For no theological reason but in the interest of advertising, the Church associated the dispensing of the merits of the saints with visitation upon the relics of the saints. Popes frequently specified precisely how much benefit could be derived from viewing each holy bone. Every relic of the saints in Halle, for example, was endowed by Pope Leo X with an indulgence for the reduction of purgatory by four thousand years. The greatest storehouse for such treasures was Rome. Here in the crypt of St. Callistus forty popes were buried and 76,000 martyrs. Rome had a piece of Moses’ burning bush and three hundred particles of the Holy Innocents. Rome had the portrait of Christ in the napkin of St. Veronica. Rome had the chains of St. Paul and the scissors with which Emperor Domitian clipped the hair of St. John. —Roland Bainton, Here I Stand: A Life of Martin Luther
Rome has repented of selling indulgences, but do the relics play any role in the attraction to Roman churches? Judging by the chains, glass, presentation, security and promotion of them, of course. Catholics still shell out in donation because of these and the superstitious reverence given them.
The Reformation was a great recovery of the second commandment which forbids worship of anything physical on the earth. In case we weren’t sure, Moses sinks this one deep: “You shall not make for yourself a carved image, or any likeness of anything that is in heaven above, or that is in the earth beneath, or that is in the water under the earth. You shall not bow down to them or serve them, for I Yahweh your God am a jealous God, visiting the iniquities of the fathers on the children to the third and the fourth generation of those who hate me, but showing steadfast love to thousands of those who love me and keep my commandments.” (Ex. 20:4-5). Just in case some religious shaman might find an acceptable artifact to worship, he uses the all inclusive “in heaven, the earth beneath, or water under the earth.” Anything. And if we wonder what worship is, he forbids the most common way: “You shall not bow down.” So the issue isn’t only what is going on in your heart; bodies matter, and bowing down in a setting of worship is worship, idolatrous explanations aside.

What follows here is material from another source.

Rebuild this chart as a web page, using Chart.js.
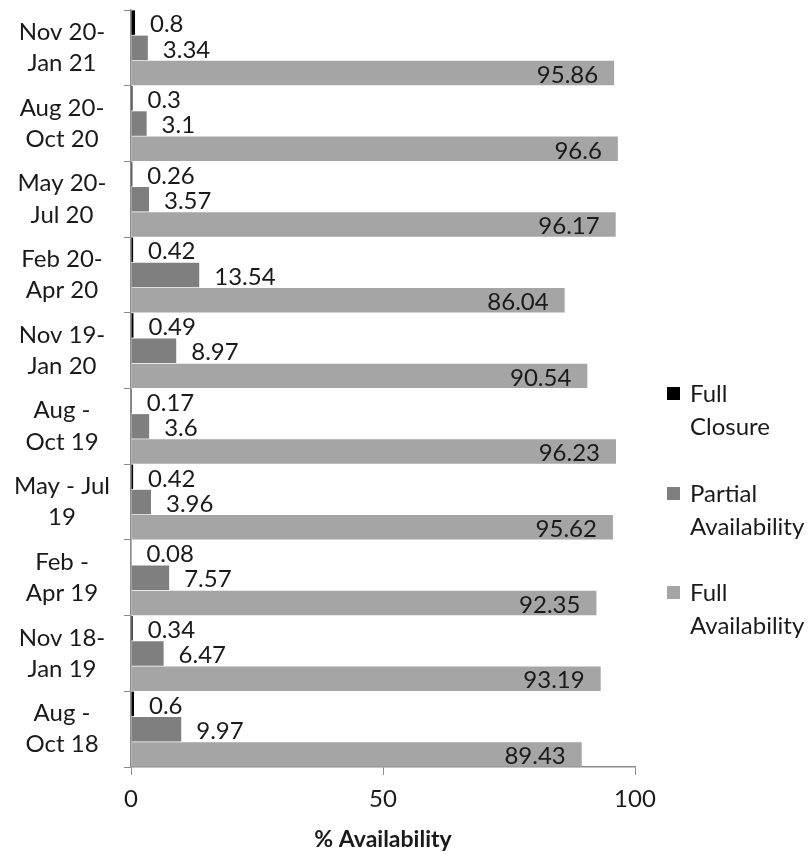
<!DOCTYPE html>
<html>
<head>
<meta charset="utf-8">
<script src="https://cdn.jsdelivr.net/npm/chart.js@4/dist/chart.umd.min.js"></script>
<style>
  body { margin: 0; background: #fff; }
  #wrap { width: 808px; height: 857px; position: relative; }
</style>
</head>
<body>
<div id="wrap"><canvas id="availability_chart"></canvas></div>
<script>
//--------------------------------------------------------------------------------
//--- Input data
//--------------------------------------------------------------------------------

var periods = [
    ['Nov 20-', 'Jan 21'], ['Aug 20-', 'Oct 20'], ['May 20-', 'Jul 20'], ['Feb 20-', 'Apr 20'],
    ['Nov 19-', 'Jan 20'], ['Aug -', 'Oct 19'], ['May - Jul', '19'], ['Feb -', 'Apr 19'],
    ['Nov 18-', 'Jan 19'], ['Aug -', 'Oct 18']];

var full_closure = [0.8, 0.3, 0.26, 0.42, 0.49, 0.17, 0.42, 0.08, 0.34, 0.6];
var partial_availability = [3.34, 3.1, 3.57, 13.54, 8.97, 3.6, 3.96, 7.57, 6.47, 9.97];
var full_availability = [95.86, 96.6, 96.17, 86.04, 90.54, 96.23, 95.62, 92.35, 93.19, 89.43];

var series_names = [['Full', 'Closure'], ['Partial', 'Availability'], ['Full', 'Availability']];
var series_colors = ['#000000', '#7f7f7f', '#a5a5a5'];

var FONT = 'Lato, "Liberation Sans", sans-serif';
var FSIZE = 24;

//----------------------------------------
//--- Value labels and legend
//----------------------------------------

var value_labels = {
    id: 'value_labels',
    afterDatasetsDraw: function(chart) {
        var ctx = chart.ctx;
        ctx.save();
        ctx.font = FSIZE + 'px ' + FONT;
        ctx.fillStyle = '#1a1a1a';
        ctx.textBaseline = 'middle';
        chart.data.datasets.forEach(function(ds, di) {
            chart.getDatasetMeta(di).data.forEach(function(bar, i) {
                var v = ds.data[i];
                if (di === 2) {
                    ctx.textAlign = 'right';
                    ctx.fillText(String(v), bar.x - 16, bar.y + 2);
                } else {
                    ctx.textAlign = 'left';
                    ctx.fillText(String(v), bar.x + 15, bar.y + 2);
                }
            });
        });
        ctx.restore();
    }
};

var side_legend = {
    id: 'side_legend',
    afterDraw: function(chart) {
        var ctx = chart.ctx;
        ctx.save();
        ctx.font = FSIZE + 'px ' + FONT;
        ctx.textBaseline = 'middle';
        ctx.textAlign = 'left';
        var tops = [393, 493, 592];
        series_names.forEach(function(lines, k) {
            ctx.fillStyle = series_colors[k];
            ctx.fillRect(667, tops[k] - 6, 13, 13);
            ctx.fillStyle = '#1a1a1a';
            lines.forEach(function(t, j) {
                ctx.fillText(t, 690, tops[k] + 1 + j * 33);
            });
        });
        ctx.restore();
    }
};

//----------------------------------------
//--- Horizontal bar chart
//----------------------------------------

var availability_chart = new Chart(document.getElementById('availability_chart').getContext('2d'), {
    type: 'bar',
    data: {
        labels: periods,
        datasets: [
            {label: 'Full Closure', data: full_closure, backgroundColor: series_colors[0]},
            {label: 'Partial Availability', data: partial_availability, backgroundColor: series_colors[1]},
            {label: 'Full Availability', data: full_availability, backgroundColor: series_colors[2]}
        ]
    },
    options: {
        indexAxis: 'y',
        responsive: true, maintainAspectRatio: false, animation: false,
        layout: {padding: {top: 10, right: 173, left: 0, bottom: 0}},
        datasets: {bar: {categoryPercentage: 1.0, barPercentage: 0.97}},
        scales: {
            x: {
                min: 0, max: 100,
                ticks: {stepSize: 50, color: '#1a1a1a', font: {family: FONT, size: FSIZE}, padding: 10},
                grid: {drawOnChartArea: false, tickLength: 8, color: '#8c8c8c'},
                border: {color: '#8c8c8c', width: 1.5},
                title: {display: true, text: '% Availability', color: '#1a1a1a',
                        font: {family: FONT, size: 23, weight: 'bold'}, padding: {top: 7}},
                afterFit: function(scale) { scale.height = 90; scale.paddingLeft = 0; scale.paddingRight = 0; }
            },
            y: {
                ticks: {color: '#1a1a1a', font: {family: FONT, size: FSIZE, lineHeight: 1.3},
                        crossAlign: 'center', padding: 14, autoSkip: false},
                grid: {drawOnChartArea: false, offset: true, tickLength: 7, color: '#8c8c8c'},
                border: {color: '#8c8c8c', width: 1.5},
                afterFit: function(scale) { scale.width = 131; scale.paddingTop = 0; scale.paddingBottom = 0; }
            }
        },
        plugins: {
            legend: {display: false},
            tooltip: {enabled: false}
        }
    },
    plugins: [value_labels, side_legend]
});
</script>
</body>
</html>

Indulgences are an embarrassment to Rome and they should be. But what is just as important and generationally significant is the institutional commitment of both Rome and Eastern Orthodoxy to image veneration. The second commandment is crystal clear and the consequences are severe.
Evangelicals are far from setting up icons, and yet the need to recover the centrality of Word as the magisterial reformers began to do is dire. Take the content of so much modern praise music, for example, and see how it measures up to any Psalm or other song written in the Bible. Worship consisting of words isn’t the goal, but rather worship of the Word with words that accurately describe him. Only biblical literacy and Christ-centered worship can fuel the next reformation.